It's Museday! Meet Kiersten.
Welcome to this weeks feature. My Body Muse is a weekly series where we talk to people about their bodies and the weird/beautiful/messy/awesome/crazy-making narratives we build around them. Shoot us a note at email@example.com if you’d like to be featured.
1) Can you tell us a bit about yourself? What you do? Where you're from?
Sure! I'm a yoga teacher by profession, a Muay Thai fighter by passion and I also love to read, cook and meditate. I grew up in Seattle, been living in NYC since August 2012.
2) Can you tell us a bit about what you love about your body?
My feet. I used to hate them because I thought that feet (all of them, not just mine) were like, weird deformed hands with stubby fingers and on top of that, my toes are hairy like a Hobbit. Maybe it's just because yoga made me bring my feet to my face (and chest, thigh, behind my head, all sorts of crazy places my feet never went before), I started to notice that there really is a purpose to their unique structure. They are really strong and they help me balance for things like kicking and walking and dancing. I think this is true of my whole body -- each part is there for a reason and now I think it's so much fun exploring the relationships and possibilities of each part. I like to think of my body as a really advanced machine and I am trying to learn what all the buttons and levers do. I'm lucky to have it.
3) Have you ever felt inadequate in your body? Do you feel comfortable sharing that story with us?

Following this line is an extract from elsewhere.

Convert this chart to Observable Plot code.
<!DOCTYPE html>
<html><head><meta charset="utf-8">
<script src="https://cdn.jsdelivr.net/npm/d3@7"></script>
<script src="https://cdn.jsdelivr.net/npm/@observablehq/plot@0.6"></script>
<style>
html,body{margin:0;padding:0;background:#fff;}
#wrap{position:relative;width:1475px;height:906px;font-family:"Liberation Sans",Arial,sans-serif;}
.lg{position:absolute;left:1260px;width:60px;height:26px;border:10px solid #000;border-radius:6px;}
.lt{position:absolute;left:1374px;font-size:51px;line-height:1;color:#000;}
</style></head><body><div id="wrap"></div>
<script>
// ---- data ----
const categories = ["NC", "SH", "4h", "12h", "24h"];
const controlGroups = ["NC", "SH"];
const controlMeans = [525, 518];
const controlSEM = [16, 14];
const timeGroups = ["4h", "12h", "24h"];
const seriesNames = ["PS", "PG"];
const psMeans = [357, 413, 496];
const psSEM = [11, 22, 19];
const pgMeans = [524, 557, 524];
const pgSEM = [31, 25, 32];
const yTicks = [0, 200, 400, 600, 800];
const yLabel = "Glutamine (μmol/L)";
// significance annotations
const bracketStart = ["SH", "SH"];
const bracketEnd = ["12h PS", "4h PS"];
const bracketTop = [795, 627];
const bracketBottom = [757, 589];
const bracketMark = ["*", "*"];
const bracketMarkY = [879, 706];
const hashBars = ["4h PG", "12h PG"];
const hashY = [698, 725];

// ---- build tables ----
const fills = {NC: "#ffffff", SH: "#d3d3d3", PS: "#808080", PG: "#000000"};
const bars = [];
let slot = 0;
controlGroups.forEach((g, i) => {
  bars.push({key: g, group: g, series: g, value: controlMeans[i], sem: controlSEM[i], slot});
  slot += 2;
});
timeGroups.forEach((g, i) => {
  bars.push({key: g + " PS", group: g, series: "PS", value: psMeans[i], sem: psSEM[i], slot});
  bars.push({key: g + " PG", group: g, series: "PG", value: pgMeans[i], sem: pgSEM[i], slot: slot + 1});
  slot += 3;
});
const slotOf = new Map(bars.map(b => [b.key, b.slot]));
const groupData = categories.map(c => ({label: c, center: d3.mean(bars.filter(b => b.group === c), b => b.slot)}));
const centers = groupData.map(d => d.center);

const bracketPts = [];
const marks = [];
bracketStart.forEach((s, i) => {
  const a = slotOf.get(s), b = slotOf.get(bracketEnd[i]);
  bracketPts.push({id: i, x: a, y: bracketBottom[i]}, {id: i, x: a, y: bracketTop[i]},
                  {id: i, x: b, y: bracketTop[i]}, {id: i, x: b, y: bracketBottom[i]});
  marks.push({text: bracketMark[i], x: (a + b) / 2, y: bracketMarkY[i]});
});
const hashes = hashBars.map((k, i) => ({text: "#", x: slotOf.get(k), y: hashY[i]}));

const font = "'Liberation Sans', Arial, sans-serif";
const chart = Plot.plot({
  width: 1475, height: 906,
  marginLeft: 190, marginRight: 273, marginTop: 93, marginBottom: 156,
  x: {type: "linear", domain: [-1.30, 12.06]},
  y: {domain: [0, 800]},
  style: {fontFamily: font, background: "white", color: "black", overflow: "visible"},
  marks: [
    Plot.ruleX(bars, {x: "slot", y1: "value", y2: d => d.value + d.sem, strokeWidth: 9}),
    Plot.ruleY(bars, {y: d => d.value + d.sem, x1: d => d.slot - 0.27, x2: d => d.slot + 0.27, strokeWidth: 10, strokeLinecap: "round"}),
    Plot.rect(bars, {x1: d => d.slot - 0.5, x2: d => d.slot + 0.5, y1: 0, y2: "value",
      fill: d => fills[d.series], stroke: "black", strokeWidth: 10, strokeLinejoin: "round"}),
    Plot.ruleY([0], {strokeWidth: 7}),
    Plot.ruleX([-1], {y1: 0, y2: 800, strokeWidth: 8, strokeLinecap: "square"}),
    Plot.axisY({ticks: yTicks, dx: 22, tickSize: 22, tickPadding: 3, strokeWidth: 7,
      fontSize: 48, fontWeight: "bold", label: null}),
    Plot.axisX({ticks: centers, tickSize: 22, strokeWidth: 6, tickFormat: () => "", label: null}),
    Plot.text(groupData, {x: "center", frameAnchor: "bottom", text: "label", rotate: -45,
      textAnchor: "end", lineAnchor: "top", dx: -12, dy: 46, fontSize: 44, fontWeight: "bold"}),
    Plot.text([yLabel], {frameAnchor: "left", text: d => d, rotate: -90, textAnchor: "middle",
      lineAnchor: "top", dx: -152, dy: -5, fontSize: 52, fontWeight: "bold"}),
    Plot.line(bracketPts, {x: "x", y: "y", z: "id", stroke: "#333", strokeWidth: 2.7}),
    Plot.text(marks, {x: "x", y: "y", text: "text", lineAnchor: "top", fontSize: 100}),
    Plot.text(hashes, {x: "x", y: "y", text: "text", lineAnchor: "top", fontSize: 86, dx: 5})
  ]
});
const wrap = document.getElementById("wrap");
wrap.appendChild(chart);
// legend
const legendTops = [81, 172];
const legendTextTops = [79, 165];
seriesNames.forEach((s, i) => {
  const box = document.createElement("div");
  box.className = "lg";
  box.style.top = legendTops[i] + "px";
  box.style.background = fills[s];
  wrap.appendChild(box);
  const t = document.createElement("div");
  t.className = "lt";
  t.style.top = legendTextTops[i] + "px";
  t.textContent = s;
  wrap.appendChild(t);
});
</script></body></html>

All. The. Time. I still do. In 6th grade, puberty started to put a little more meat on my thighs and I immediately saw this as me getting fat. Which of course I thought was the worst thing you could be. So I got really self-conscious about eating, to the point that I skipped lunch every day because I didn't want to eat in public and risk looking disgusting to everyone around me. In high school, this evolved into bulimia and that is something I still struggle with. Fighting Muay Thai is like any other combat sport -- you are matched with an opponent by weight and your "fight weight" is usually lower than your normal weight. So I spend about a month training super hard, eating well, losing weight the right way. I end up getting a lot of "compliments" from people about how "amazing" I look. It kills me because I know that in order to be healthy and train well and replenish my muscles, I'll be gaining back at least 10 lbs after the fight. And people will see it as me "getting fat" when I was at an artificially low weight to begin with. I still care what they think, though.
4) If your body were you friend, how would you describe it?
She demands respect. Like, DEMANDS it. My mind is polite and cares what people think and will take shit for days to make other people happy, but my body is not afraid to call bullshit and sometimes it's like she sticks up for both of us. My body really likes hard work, but if I push her too far, she will push back. Most of the time, though, she's really sweet and fun and we do crazy stuff and test our limits together. And some parts of our relationship just work, like we figured out how to sing and we used to hate running, but now we figured out how to do it together and we have a great time.
5) Fill in the blank:
My body does__everything I need it to and more!___
My body does not like __being treated disrespectfully.___
My body's theme song is__the sound of Om.____
6) Do you have a favorite affirmation?
My body is a source of joy
7) What else? Final words?
I love my breasts. Love them. They are possibly my favorite part of my body. I wrote that in a health class workbook in 10th grade and it's still true.